Is André mellowing with age like his Vergelegen reds? For I gave him a bottle of Lemoenfontein Pinotage 2009 and he passed some nice comments, although the rest of the Swartland did not escape his tongue with “average to mediocre” his assessment of the terroir. It’s success ascribed to popularity with fashion-aware wine writers.

To see how lemming-like is the species, check out Neal Martin’s long awaited Cape Wine 2012 report back. WOSA must be sorely disappointed to rack up so many carbon miles for such a disappointing result. Although Boela Gerber (above left), winemaker at Groot Constantia (whose Chardonnay 2011 was the best white of the afternoon and good value indeed at R140) did make the point that the message of SA as being an exciting appellation was valuable. If only consumers, rather than anoraks and envious colleagues, read Neal. The point is better made by Stephen Tanzer in the Wall Street Journal.

André’s best joke of the lunch was at the expense of father-in-law, Jop Steenkamp, one of the main manne in Victoria West and friend of Mannetjies Roux and a boerekos kenner for whom chicken and pork pass as vegetables. Recently in London with Jop to visit brother-in-law Stoney (what else do you nickname a small Steenkamp?), Jop had a heart attack. Admitted to hospital, Jop, whose English is only slightly better than Beyers Truter, had a couple of stents implanted to open up his circulation. “His English was so bad” relates André, “the doctors thought he had brain damage.”

The good news is that Jop is back on his feet in Vicky West, which featured last night in the Karoo division of David Kramer’s Kalahari Karoo Blues at the Baxter Theatre.
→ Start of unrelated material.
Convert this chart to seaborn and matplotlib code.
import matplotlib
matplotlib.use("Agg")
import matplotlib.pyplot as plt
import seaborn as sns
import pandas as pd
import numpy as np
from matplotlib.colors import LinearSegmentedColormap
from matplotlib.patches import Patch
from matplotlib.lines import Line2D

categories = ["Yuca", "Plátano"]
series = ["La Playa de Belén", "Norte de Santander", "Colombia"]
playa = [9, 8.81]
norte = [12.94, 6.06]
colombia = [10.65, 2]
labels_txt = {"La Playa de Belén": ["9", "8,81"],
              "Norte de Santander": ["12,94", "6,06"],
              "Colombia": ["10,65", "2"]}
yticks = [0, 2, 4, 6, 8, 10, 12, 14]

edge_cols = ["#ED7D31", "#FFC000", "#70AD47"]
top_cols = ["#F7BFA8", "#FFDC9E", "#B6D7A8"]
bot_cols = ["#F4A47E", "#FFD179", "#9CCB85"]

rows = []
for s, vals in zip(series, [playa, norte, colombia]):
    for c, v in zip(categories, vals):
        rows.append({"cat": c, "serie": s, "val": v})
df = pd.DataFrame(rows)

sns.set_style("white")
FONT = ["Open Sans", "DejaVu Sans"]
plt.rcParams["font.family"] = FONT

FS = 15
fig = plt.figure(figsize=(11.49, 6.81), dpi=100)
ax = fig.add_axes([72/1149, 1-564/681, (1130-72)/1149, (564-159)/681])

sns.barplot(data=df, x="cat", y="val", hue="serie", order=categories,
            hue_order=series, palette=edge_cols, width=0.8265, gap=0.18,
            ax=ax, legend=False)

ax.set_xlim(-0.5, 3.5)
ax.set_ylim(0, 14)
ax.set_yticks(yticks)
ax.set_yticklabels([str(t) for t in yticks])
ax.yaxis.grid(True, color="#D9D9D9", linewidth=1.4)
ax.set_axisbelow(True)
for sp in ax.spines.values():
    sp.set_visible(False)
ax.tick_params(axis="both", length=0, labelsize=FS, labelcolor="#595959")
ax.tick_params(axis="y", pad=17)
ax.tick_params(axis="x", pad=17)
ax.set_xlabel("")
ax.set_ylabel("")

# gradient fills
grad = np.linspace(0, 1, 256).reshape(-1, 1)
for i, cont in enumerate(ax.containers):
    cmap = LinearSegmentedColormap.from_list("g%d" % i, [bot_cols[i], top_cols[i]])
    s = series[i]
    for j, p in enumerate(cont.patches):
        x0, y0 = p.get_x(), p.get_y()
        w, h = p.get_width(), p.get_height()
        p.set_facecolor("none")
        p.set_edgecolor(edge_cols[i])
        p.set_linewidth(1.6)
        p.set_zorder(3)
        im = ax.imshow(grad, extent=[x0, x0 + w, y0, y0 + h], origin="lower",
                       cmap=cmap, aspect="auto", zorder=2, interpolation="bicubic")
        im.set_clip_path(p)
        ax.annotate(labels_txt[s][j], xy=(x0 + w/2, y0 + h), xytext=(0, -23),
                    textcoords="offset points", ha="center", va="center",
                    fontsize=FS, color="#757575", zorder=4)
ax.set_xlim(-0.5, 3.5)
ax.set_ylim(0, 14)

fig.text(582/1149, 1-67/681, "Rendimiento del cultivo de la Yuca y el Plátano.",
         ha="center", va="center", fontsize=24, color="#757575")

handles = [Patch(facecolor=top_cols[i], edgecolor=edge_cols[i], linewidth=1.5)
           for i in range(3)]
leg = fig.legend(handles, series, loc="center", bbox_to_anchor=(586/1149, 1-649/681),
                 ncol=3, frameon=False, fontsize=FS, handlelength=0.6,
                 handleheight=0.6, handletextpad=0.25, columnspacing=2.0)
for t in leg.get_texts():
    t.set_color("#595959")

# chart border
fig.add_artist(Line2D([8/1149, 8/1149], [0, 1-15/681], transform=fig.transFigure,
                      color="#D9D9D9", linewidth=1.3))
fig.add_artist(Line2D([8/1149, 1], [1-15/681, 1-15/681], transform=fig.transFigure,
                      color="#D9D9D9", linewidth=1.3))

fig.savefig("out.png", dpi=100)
A show far less polished and stage-ready than the Breyani he dished up back in December 2010. Although a brave attempt is made to link the Kalahari and the Karoo through the use of common musical instruments fashioned from amplified Castrol tins, the Botswana boys (80 years old Babsi singing wistfully about condoms, young buck Ondong Piet dressed in buckskins like a tourist curio and Kapong’s answer to Jimi Hendrix but with better guitar skills, Ronnie Moipolai) sounded more Ali Farka Touré than Appolis Broers, singing as they were about “bitches” and AIDS prevention. The pairing does not really work.
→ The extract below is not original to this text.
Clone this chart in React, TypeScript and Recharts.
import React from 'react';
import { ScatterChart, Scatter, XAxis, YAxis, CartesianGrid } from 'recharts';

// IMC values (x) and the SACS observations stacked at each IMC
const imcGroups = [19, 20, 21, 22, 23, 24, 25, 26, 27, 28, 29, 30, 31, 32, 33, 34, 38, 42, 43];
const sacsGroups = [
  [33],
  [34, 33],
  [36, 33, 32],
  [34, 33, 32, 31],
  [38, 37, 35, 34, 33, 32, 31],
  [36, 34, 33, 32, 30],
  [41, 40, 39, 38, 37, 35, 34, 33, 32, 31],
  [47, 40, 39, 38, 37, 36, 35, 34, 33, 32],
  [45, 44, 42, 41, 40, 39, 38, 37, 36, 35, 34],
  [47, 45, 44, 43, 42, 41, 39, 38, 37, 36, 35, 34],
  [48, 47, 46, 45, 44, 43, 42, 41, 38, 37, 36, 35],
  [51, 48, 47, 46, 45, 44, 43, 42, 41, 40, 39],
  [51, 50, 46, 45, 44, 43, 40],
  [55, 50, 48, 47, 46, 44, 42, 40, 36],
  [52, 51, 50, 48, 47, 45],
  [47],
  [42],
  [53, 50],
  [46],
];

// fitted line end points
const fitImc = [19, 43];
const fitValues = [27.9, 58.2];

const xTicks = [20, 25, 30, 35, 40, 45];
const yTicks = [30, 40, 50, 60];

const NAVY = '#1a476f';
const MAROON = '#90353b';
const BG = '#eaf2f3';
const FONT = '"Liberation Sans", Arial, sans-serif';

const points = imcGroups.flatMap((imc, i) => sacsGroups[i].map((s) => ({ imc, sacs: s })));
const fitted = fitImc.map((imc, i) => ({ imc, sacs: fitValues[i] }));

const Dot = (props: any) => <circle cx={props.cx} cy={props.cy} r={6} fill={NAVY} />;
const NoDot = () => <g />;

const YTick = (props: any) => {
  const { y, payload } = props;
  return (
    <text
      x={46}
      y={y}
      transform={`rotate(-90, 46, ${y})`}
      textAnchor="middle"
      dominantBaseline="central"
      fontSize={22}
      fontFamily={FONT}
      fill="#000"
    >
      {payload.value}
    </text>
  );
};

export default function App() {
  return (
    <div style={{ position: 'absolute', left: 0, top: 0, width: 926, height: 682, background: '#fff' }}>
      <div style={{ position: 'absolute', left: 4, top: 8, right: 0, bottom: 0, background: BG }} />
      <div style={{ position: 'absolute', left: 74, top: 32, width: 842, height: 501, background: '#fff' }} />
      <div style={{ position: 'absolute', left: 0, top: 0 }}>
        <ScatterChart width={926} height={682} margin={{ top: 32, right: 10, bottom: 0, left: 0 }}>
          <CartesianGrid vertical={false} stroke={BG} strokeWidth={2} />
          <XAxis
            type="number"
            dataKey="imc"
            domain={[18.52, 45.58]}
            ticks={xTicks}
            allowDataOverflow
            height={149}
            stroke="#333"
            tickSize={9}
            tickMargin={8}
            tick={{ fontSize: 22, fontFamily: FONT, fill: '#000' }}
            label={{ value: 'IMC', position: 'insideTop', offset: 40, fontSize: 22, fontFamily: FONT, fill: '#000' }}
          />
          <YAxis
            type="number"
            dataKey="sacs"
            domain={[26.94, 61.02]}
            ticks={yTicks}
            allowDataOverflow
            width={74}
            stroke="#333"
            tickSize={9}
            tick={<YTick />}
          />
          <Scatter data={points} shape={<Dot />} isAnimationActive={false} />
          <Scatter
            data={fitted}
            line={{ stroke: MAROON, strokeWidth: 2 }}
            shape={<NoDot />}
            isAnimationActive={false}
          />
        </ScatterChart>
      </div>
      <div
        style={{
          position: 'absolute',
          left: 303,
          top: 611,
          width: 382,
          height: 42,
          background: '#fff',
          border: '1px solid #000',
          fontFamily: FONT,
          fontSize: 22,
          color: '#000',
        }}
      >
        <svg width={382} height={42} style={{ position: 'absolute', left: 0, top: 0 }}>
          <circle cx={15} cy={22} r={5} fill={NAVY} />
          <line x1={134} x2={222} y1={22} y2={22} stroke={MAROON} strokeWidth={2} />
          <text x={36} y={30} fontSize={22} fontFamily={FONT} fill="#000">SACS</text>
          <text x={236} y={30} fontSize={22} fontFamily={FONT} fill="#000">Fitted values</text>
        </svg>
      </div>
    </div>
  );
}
It’s a language thing as David admitted, arranging Ronnie on the chair with his hands, “we can’t understand each other.” Did he give the game away with his comment about “my good friend Paul Simon”? although I’d rather sign with Ry Cooder to break into the US market. He’s more believably faux-ethno-authentic.

But with teaspoon wielding Hannes Coetzee and the kappie Kommando tannie on a koffieblik, David was a natural, sharing language and those dance moves of a Calitzdorp ostrich. Translations of the songs were projected onto the stage so that any visiting tourists would realize it was Afrikaans and not symptoms of stroke-induced brain damage.

Thanks to Solms-Delta for the tickets.